Gov. Gordon asks lawmakers for money for suicide hotline call center
Wyoming is currently the only state without a National Suicide Prevention Lifeline call center but that may change. Gov. Mark Gordon sent letters this week to the state legislature’s Joint Appropriations Committee detailing his request for the 2021-22 state budget. It includes $400,000 to establish a state-based suicide hotline call center.
“If someone calls this national suicide lifeline now from the State of Wyoming, they get someone from a completely different part of the country. They may get somebody in Tallahassee. They may get somebody in Vermont. They don't get anybody in Wyoming,” Central Wyoming Counseling Center CEO Kevin Hazucha told Wyoming News Now in Aug. 2019.
Hazucha’s not the only suicide prevention advocate who feels the current setup is inadequate.
“People that are working the hotline need to know what towns, what it’s like, how far apart the towns are. There’s farmer, there’s ranchers. We are not an urban society here in Wyoming,” said Jenny Hunter, founder of J.R.’s Hunt for Life, an independent organization, based in Casper, working to prevent suicide.
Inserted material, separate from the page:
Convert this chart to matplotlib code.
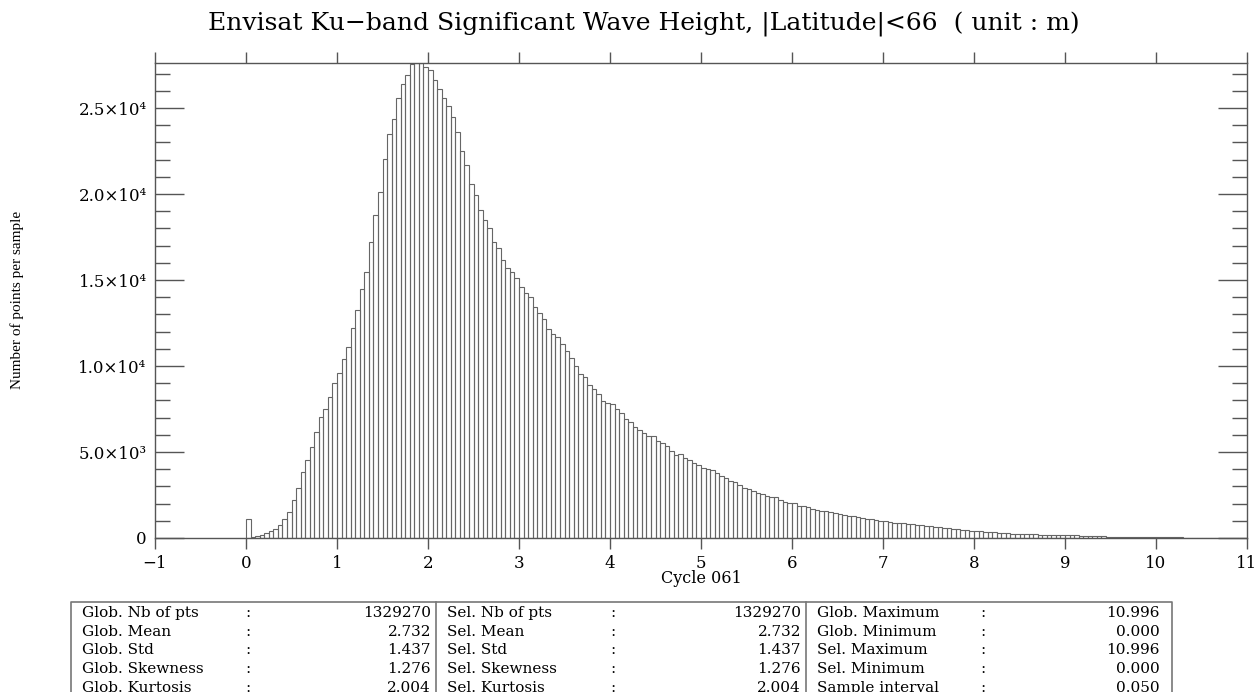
import numpy as np
import matplotlib.pyplot as plt
from matplotlib.ticker import MultipleLocator, FuncFormatter

# histogram of significant wave height, bin width 0.05 m, counts read per unit of x
bin_width = 0.05
counts_0_1 = [1105, 58, 116, 194, 290, 407, 523, 756, 1085, 1531,
              2229, 2926, 3818, 4554, 5291, 6183, 7055, 7482, 8199, 9013]
counts_1_2 = [9575, 10388, 11085, 12192, 13256, 14500, 15495, 17229, 18790, 20110,
              22065, 23515, 24341, 25601, 26425, 26940, 27560, 27620, 27610, 27400]
counts_2_3 = [27230, 26610, 26135, 25610, 25126, 24496, 23595, 22481, 21705, 20590,
              19932, 19060, 18508, 18023, 17210, 16870, 16182, 15678, 15485, 15097]
counts_3_4 = [14574, 14264, 14012, 13411, 13101, 12752, 12132, 11841, 11686, 11260,
              10892, 10446, 9981, 9535, 9380, 8895, 8663, 8392, 7985, 7868]
counts_4_5 = [7771, 7500, 7248, 6919, 6764, 6473, 6260, 6105, 5950, 5950,
              5659, 5504, 5330, 5058, 4826, 4864, 4671, 4554, 4341, 4244]
counts_5_6 = [4070, 4031, 3934, 3760, 3624, 3508, 3295, 3256, 3062, 2926,
              2829, 2713, 2636, 2578, 2423, 2403, 2364, 2190, 2093, 2016]
counts_6_7 = [2016, 1860, 1841, 1802, 1667, 1647, 1590, 1550, 1500, 1440,
              1390, 1330, 1290, 1270, 1220, 1170, 1120, 1080, 1040, 1000]
counts_7_8 = [980, 940, 900, 870, 850, 820, 790, 760, 730, 710,
              690, 650, 620, 590, 560, 540, 510, 480, 450, 420]
counts_8_9 = [400, 380, 360, 340, 330, 310, 290, 270, 260, 250,
              240, 230, 220, 210, 200, 195, 190, 180, 170, 165]
counts_9_10 = [160, 155, 150, 140, 130, 120, 110, 100, 90, 85,
               80, 75, 70, 65, 60, 55, 50, 48, 45, 42]
counts_10_11 = [40, 38, 36, 34, 32, 30, 29, 28, 27, 26,
                25, 24, 23, 22, 21, 20, 20, 19, 18, 17]

counts = np.array(counts_0_1 + counts_1_2 + counts_2_3 + counts_3_4 + counts_4_5
                  + counts_5_6 + counts_6_7 + counts_7_8 + counts_8_9
                  + counts_9_10 + counts_10_11)
edges = np.arange(len(counts)) * bin_width

x_ticks = list(range(-1, 12))

# statistics table (three columns)
col1_names = ['Glob. Nb of pts', 'Glob. Mean', 'Glob. Std', 'Glob. Skewness', 'Glob. Kurtosis']
col1_vals = ['1329270', '2.732', '1.437', '1.276', '2.004']
col2_names = ['Sel. Nb of pts', 'Sel. Mean', 'Sel. Std', 'Sel. Skewness', 'Sel. Kurtosis']
col2_vals = ['1329270', '2.732', '1.437', '1.276', '2.004']
col3_names = ['Glob. Maximum', 'Glob. Minimum', 'Sel. Maximum', 'Sel. Minimum', 'Sample interval']
col3_vals = ['10.996', '0.000', '10.996', '0.000', '0.050']

serif = ['DejaVu Serif']
line_col = '#555555'

W, H = 1260, 692
fig = plt.figure(figsize=(W / 100, H / 100), dpi=100)
ax = fig.add_axes([155 / W, 154 / H, 1092 / W, 475 / H])

ax.bar(edges, counts, width=bin_width, align='edge', fill=False,
       edgecolor='#666666', linewidth=0.8)

ax.set_xlim(-1, 11)
ax.set_ylim(0, counts.max())

for s in ax.spines.values():
    s.set_color(line_col)
    s.set_linewidth(1.0)

ax.set_xticks(x_ticks)
ax.set_xticklabels([str(v).replace('-', '\u2212') for v in x_ticks],
                   family=serif, fontsize=12)
ax.tick_params(axis='x', direction='out', length=8, width=1, color=line_col,
               top=True, pad=4)

sup = str.maketrans('0123456789', '\u2070\u00b9\u00b2\u00b3\u2074\u2075\u2076\u2077\u2078\u2079')


def sci_fmt(v, pos):
    if v <= 0:
        return '0'
    e = int(np.floor(np.log10(v)))
    return '%.1f\u00d710%s' % (v / 10 ** e, str(e).translate(sup))


ax.yaxis.set_major_locator(MultipleLocator(5000))
ax.yaxis.set_minor_locator(MultipleLocator(1000))
ax.yaxis.set_major_formatter(FuncFormatter(sci_fmt))
ax.tick_params(axis='y', which='major', direction='in', length=21, width=1,
               color=line_col, right=True, pad=6, labelsize=12)
ax.tick_params(axis='y', which='minor', direction='in', length=11, width=1,
               color=line_col, right=True)
for lab in ax.get_yticklabels():
    lab.set_family(serif)

ax.set_xlabel('Cycle 061', family=serif, fontsize=11.5, labelpad=-1)

fig.text(644 / W, 1 - 24 / H,
         'Envisat Ku\u2212band Significant Wave Height, |Latitude|<66  ( unit : m)',
         ha='center', va='center', family=serif, fontsize=18)
fig.text(17 / W, 1 - 300 / H, 'Number of points per sample', rotation=90,
         ha='center', va='center', family=['Liberation Serif'], fontsize=11)

# table drawn in pixel coordinates on an overlay axes
tab = fig.add_axes([0, 0, 1, 1])
tab.set_xlim(0, W)
tab.set_ylim(H, 0)
tab.axis('off')
box_l, box_r, box_t, box_b = 71, 1172, 602, 720
tab.plot([box_l, box_r, box_r, box_l, box_l], [box_b, box_b, box_t, box_t, box_b],
         color='#777777', lw=1.2, clip_on=False)
for xd in (436, 806):
    tab.plot([xd, xd], [box_t, box_b], color='#777777', lw=1.2)

row_y = 613 + 18.7 * np.arange(5)
cols = [(col1_names, col1_vals, 82, 248, 431),
        (col2_names, col2_vals, 447, 613, 801),
        (col3_names, col3_vals, 817, 983, 1160)]
for names, vals, xn, xc, xv in cols:
    for y, n, v in zip(row_y, names, vals):
        tab.text(xn, y, n, ha='left', va='center', family=serif, fontsize=11)
        tab.text(xc, y, ':', ha='center', va='center', family=serif, fontsize=11)
        tab.text(xv, y, v, ha='right', va='center', family=serif, fontsize=11)

fig.savefig('out.png', dpi=100)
If lawmakers sign-off on Gordon’s request, Wyomingites calling the hotline would speak with someone in state.
Hazucha said this would mean they’d speak with trained individuals with knowledge of local resources. This can lead to a “warm hand-off” connecting someone contemplating suicide with local professional help.
“You have to know what providers are available during that time. You have to know the phone numbers. You have to know specifically what they do treat, what they don't treat,” Hunter said. “It could be an addiction problem, it could be an alcohol problem, it could be a depression problem.”
Hazucha said Central Wyoming Counseling Center could be a potential location for the call center.
The 2020 legislative budget session begins Feb. 10.